▼▼▼
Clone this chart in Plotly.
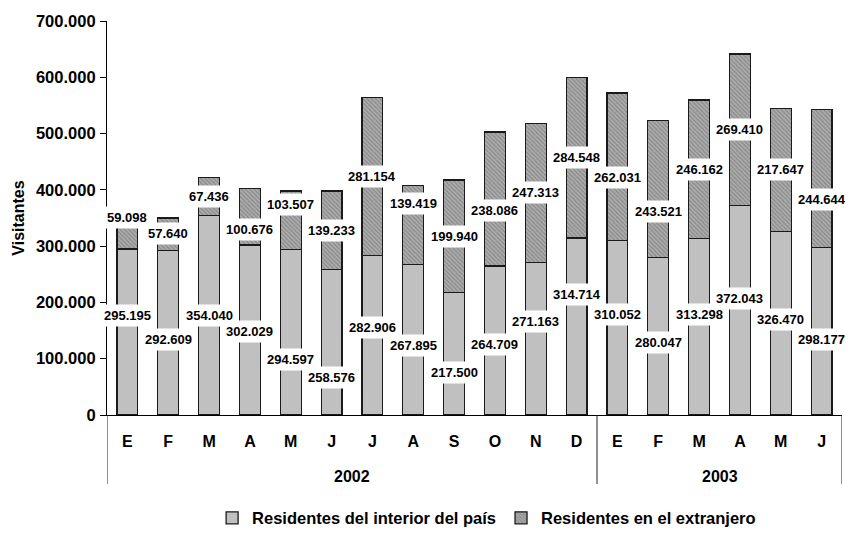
import plotly.graph_objects as go

# ---- data ----
months = ["E", "F", "M", "A", "M", "J", "J", "A", "S", "O", "N", "D",
          "E", "F", "M", "A", "M", "J"]
years = ["2002"] * 12 + ["2003"] * 6

interior = [295195, 292609, 354040, 302029, 294597, 258576, 282906, 267895,
            217500, 264709, 271163, 314714, 310052, 280047, 313298, 372043,
            326470, 298177]
extranjero = [59098, 57640, 67436, 100676, 103507, 139233, 281154, 139419,
              199940, 238086, 247313, 284548, 262031, 243521, 246162, 269410,
              217647, 244644]

# heights at which the (hand-placed) value labels sit in the original chart
label_h_interior = [176400, 134500, 176400, 148000, 99500, 67000, 155800,
                    123100, 75900, 126100, 165800, 214100, 178900, 129200,
                    178900, 207300, 170000, 134500]
label_h_extranjero = [350500, 321600, 387800, 328700, 374300, 327400, 423400,
                      375800, 316800, 363000, 395300, 457800, 421600, 361200,
                      436500, 507600, 436500, 383200]

y_ticks = [0, 100000, 200000, 300000, 400000, 500000, 600000, 700000]

series_names = ["Residentes del interior del país", "Residentes en el extranjero"]

FONT = "Liberation Sans, Arial, sans-serif"


def fmt(v):
    return f"{v:,}".replace(",", ".")


idx = list(range(len(months)))

fig = go.Figure()
fig.add_trace(go.Bar(
    x=idx, y=interior, name=series_names[0],
    marker=dict(color="#C0C0C0", line=dict(color="#1a1a1a", width=1.3)),
))
fig.add_trace(go.Bar(
    x=idx, y=extranjero, name=series_names[1],
    marker=dict(color="#A0A0A0", line=dict(color="#1a1a1a", width=1.3),
                pattern=dict(shape="\\", fgcolor="#666666", bgcolor="#AEAEAE",
                             size=3, solidity=0.45)),
))

annotations = []
for i in idx:
    for val, h in ((interior[i], label_h_interior[i]),
                   (extranjero[i], label_h_extranjero[i])):
        annotations.append(dict(
            x=i, y=h, xref="x", yref="y", text=fmt(val), showarrow=False,
            bgcolor="white", borderpad=3,
            font=dict(family=FONT, size=13, color="black", weight="bold"),
        ))

# year group labels and dividers (from the year list)
shapes = []
groups = []
for i, yr in enumerate(years):
    if not groups or groups[-1][0] != yr:
        groups.append([yr, i, i])
    else:
        groups[-1][2] = i
for yr, a, b in groups:
    annotations.append(dict(
        x=(a + b) / 2, y=-0.155, xref="x", yref="paper", text=yr,
        showarrow=False, yanchor="middle",
        font=dict(family=FONT, size=16, color="black", weight="bold"),
    ))
bounds = [g[1] - 0.5 for g in groups] + [groups[-1][2] + 0.5]
for bx in bounds:
    shapes.append(dict(type="line", xref="x", yref="paper", x0=bx, x1=bx,
                       y0=0, y1=-0.175, line=dict(color="#222222", width=1)))

fig.update_layout(
    width=851, height=538,
    margin=dict(l=107, r=9, t=21, b=123),
    paper_bgcolor="white", plot_bgcolor="white",
    barmode="stack", bargap=0.49,
    font=dict(family=FONT, size=16, color="black", weight="bold"),
    showlegend=True,
    legend=dict(orientation="h", x=0.143, xanchor="left",
                yref="container", y=0.037, yanchor="middle",
                font=dict(family=FONT, size=16.5, weight="bold"),
                itemwidth=30, traceorder="normal"),
    annotations=annotations,
    shapes=shapes,
)

fig.update_yaxes(
    range=[0, 700000], tickvals=y_ticks,
    ticktext=[fmt(v) for v in y_ticks],
    showline=True, linecolor="black", linewidth=1.2,
    ticks="outside", ticklen=6, tickcolor="black", tickwidth=1.2,
    showgrid=False, zeroline=False, automargin=False,
    ticklabelstandoff=1,
    tickfont=dict(family=FONT, size=16.5, weight="bold"),
    title=dict(text="Visitantes", standoff=7,
               font=dict(family=FONT, size=16, weight="bold")),
)
fig.update_xaxes(
    range=[-0.5, len(months) - 0.5],
    tickvals=idx, ticktext=months,
    showline=True, linecolor="black", linewidth=1.2,
    showgrid=False, ticks="", zeroline=False, automargin=False,
    ticklabelstandoff=12,
    tickfont=dict(family=FONT, size=16, weight="bold"),
)

fig.write_html(
    "out.html",
    config={"displayModeBar": False},
    post_script="document.body.style.margin='0';document.body.style.overflow='hidden';",
)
▲▲▲
• [What is asked]
Up to and including the line containing "217647, 244644]", repeat every line from the start of the data, but none of the pictures.

• [Task solution]
Clone this chart in Plotly.
import plotly.graph_objects as go

# ---- data ----
months = ["E", "F", "M", "A", "M", "J", "J", "A", "S", "O", "N", "D",
          "E", "F", "M", "A", "M", "J"]
years = ["2002"] * 12 + ["2003"] * 6

interior = [295195, 292609, 354040, 302029, 294597, 258576, 282906, 267895,
            217500, 264709, 271163, 314714, 310052, 280047, 313298, 372043,
            326470, 298177]
extranjero = [59098, 57640, 67436, 100676, 103507, 139233, 281154, 139419,
              199940, 238086, 247313, 284548, 262031, 243521, 246162, 269410,
              217647, 244644]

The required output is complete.